Gray then authorized the ambassador to pursue the initiative further.
“As a result of our understanding of how the initiative is expected to work, and in response to your request for our ministry’s authorization for the embassy in Beijing to proceed with the further development of this initiative, the Ministry of Agriculture and Marine Resources hereby authorizes the Embassy of The Commonwealth of The Bahamas to the People’s Republic of China to initiate discussions with the Chinese embassy here in The Bahamas, and with the relevant Chinese governmental agencies in China, in order to produce a comprehensive report on the viability of the proposed initiative,” the minister wrote.
The letter confirms that Gray met with the Bahamian ambassador on the proposal.
The minister wrote in his letter, “Further to our recent meeting regarding the captioned, please be advised that the Ministry of Agriculture and Marine Resources has had an opportunity to review the final draft of ‘the Proposed China-Bahamas Agriculture and Fisheries Initiative’, and believe that it could be a very impactful project that economically benefits hundreds of Bahamian families for decades, provided that the level of investment sought is viewed by the Chinese government as acceptable.”
Gray then outlined the primary features of the initiative as understood by his ministry.
Under the proposal, China, or its substantive representative(s), will partner with Bahamian corporate entities to form up to 100 corporate structures that will be engaged primarily in the agriculture and fisheries industry in The Bahamas.
Each of the 100 corporate structures will be owned equally (that is, 50-50) by China and Bahamian corporate entities.
China will provide funding equivalent to $2.1 billion over a ten-year period, in the form of cash, agriculture and fisheries equipment, as well as skilled expertise.
Gray wrote that, “Each Bahamian owned entity that partners equally with the PR will contribute the following to the joint venture: one hundred acres of leased Andros farm land with an option to access 100 additional acres, provided certain performance benchmarks are attained.
“Unprofitable entities that end in liquidation will have their land leases canceled by the Bahamas government.
“A cash contribution of $225,000 must be paid at the start of each entity’s operations (i.e. required contributions of $25,000 by each of the ten shareholders equals $250,000, less $25,000 for entity’s administrative expenses).
“The Government of The Commonwealth of The Bahamas will provide fishing licences to each of the 100 corporate entities participating in the initiative, consistent with existing laws.”
Gray wrote: “Only Bahamian farmers and farm labourers, along with Bahamian fishermen, will make up the initiative’s workforce.
“The Bahamas government recognizes that each entity will probably require the services of one fishing and one farming expert for a limited period, who will probably be Chinese.”
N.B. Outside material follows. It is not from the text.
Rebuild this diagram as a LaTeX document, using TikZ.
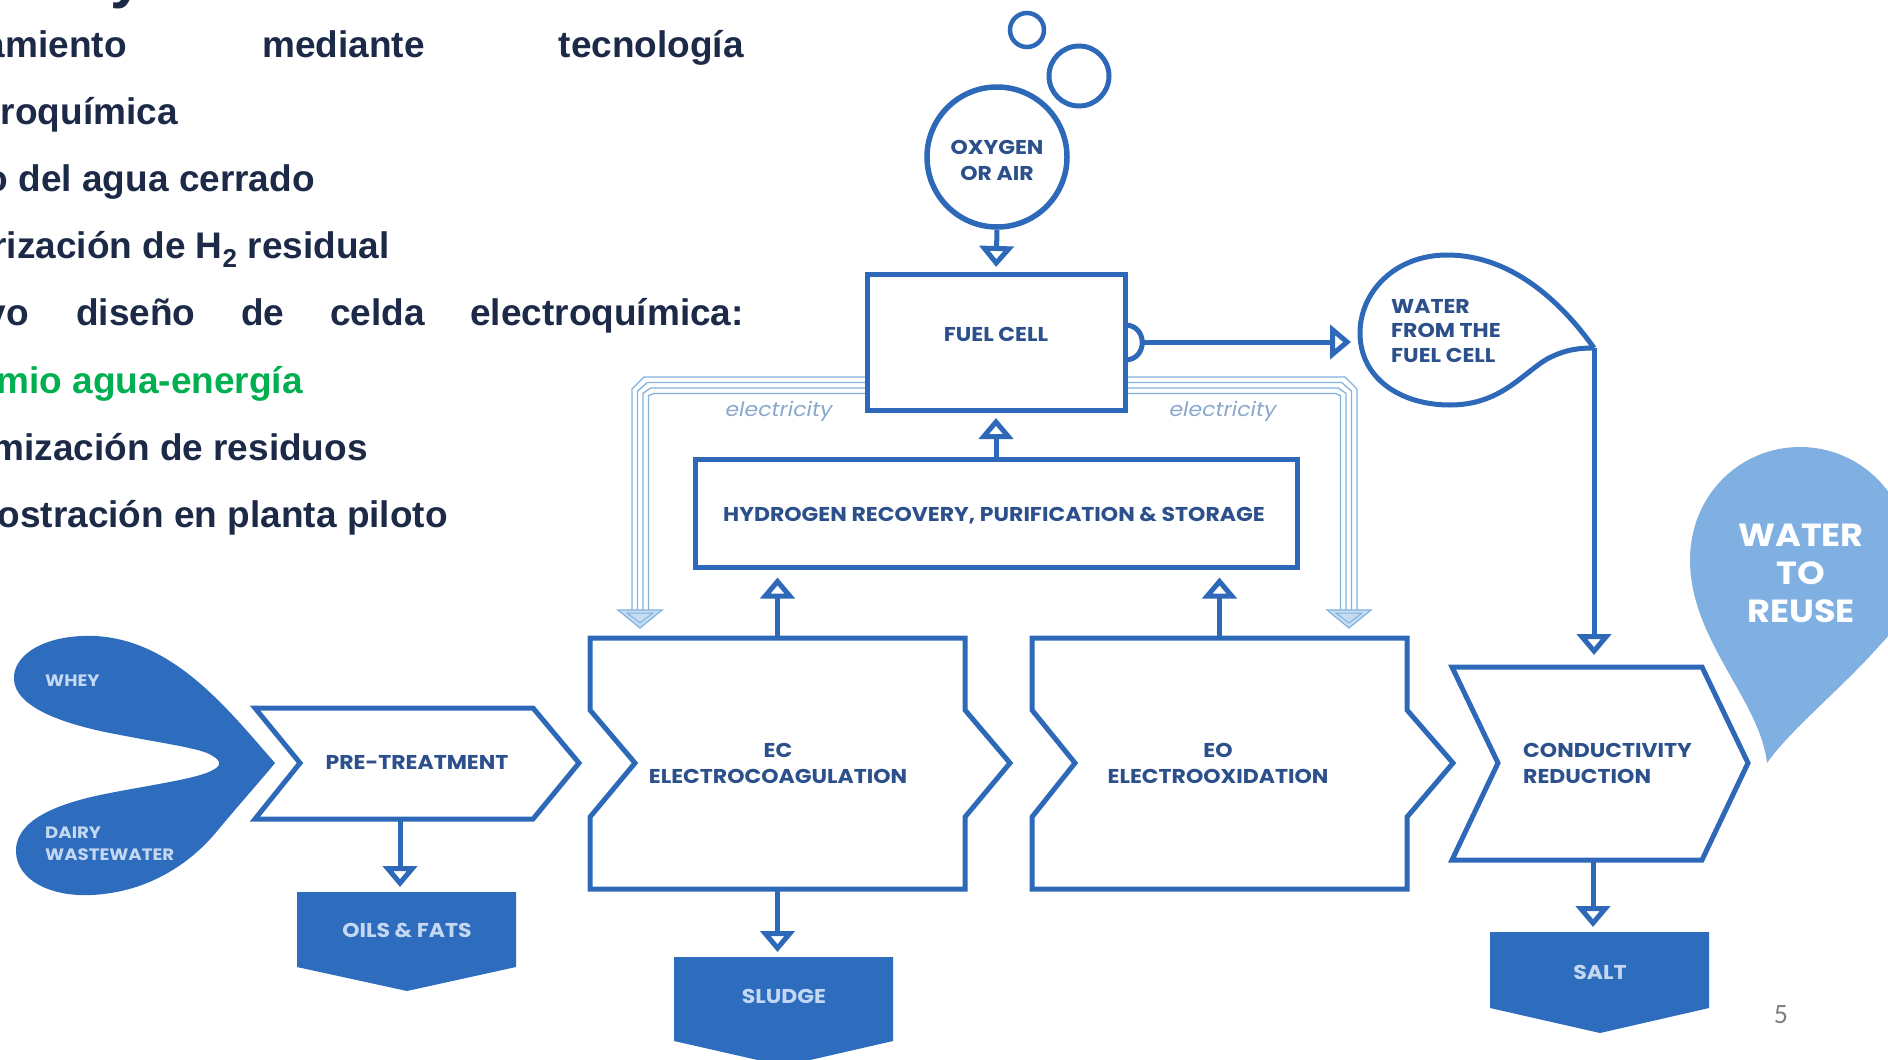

Gray also wrote: “Furthermore, and central to your discussions with representatives of the Chinese government, it is important to emphasize that it is the Bahamas government’s policy that no foreigner is allowed to physically fish in Bahamian waters by himself or in partnership with others, and therefore only Bahamians are allowed on the fishing vessels.
“This is non-negotiable, and your report should therefore reflect this policy position of the government.”
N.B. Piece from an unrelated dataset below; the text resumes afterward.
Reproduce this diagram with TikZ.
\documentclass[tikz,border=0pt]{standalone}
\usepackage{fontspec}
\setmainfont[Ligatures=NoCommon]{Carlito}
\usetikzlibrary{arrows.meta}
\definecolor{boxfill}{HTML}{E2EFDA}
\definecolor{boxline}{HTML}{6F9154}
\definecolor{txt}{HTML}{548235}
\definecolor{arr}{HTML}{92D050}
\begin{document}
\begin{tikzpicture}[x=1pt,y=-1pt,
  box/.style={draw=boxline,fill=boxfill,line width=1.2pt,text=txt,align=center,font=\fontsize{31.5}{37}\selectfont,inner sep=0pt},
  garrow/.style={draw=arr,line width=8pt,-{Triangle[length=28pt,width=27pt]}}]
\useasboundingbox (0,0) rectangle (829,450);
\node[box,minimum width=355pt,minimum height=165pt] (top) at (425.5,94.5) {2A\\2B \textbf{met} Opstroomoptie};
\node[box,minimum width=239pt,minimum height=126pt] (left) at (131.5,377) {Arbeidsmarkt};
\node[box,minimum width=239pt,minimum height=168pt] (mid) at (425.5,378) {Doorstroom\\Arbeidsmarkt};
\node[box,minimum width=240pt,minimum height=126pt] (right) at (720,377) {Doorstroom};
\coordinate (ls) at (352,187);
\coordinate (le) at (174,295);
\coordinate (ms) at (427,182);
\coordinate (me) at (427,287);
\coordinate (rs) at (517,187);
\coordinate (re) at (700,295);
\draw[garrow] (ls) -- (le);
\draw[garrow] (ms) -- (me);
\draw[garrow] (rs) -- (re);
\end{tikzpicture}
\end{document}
Gray added in his October letter to Gomez: “... Consistent with the government policy, foreign investors may own and may participate in the ownership of related land-based activities, such as processing and packaging houses for agricultural and fishing products.”
The Bahamas embassy was also asked to provide recommendations to the Bahamas government “specifically in the event that the Chinese government wishes to proceed and participate in this joint venture initiative”.
As reported by The Nassau Guardian, the actual proposal states that the initiative hopes to qualify for funding under a regional program of the Chinese government, which has budgeted $35 billion for such initiatives.
Last night, the Bahamas Embassy in Beijing released the following statement on the matter: “In pursuit of my responsibilities as ambassador to China I have engaged in vigorous discussions within China to generate new economic activity for The Bahamas.
“The objective is to attract and create new activities and opportunities for Bahamians and our country. The issue that has raised attention in the local media is along those lines.
“I sought and received permission from the minister responsible for agriculture and fisheries merely to continue dialogue and to prepare reports on the economic possibilities in China. That is what happened. We are presently evaluating the possibilities in China. No report or proposal has been submitted to the minister of foreign affairs or minister of agriculture and fisheries or any other minister of the government of The Bahamas.”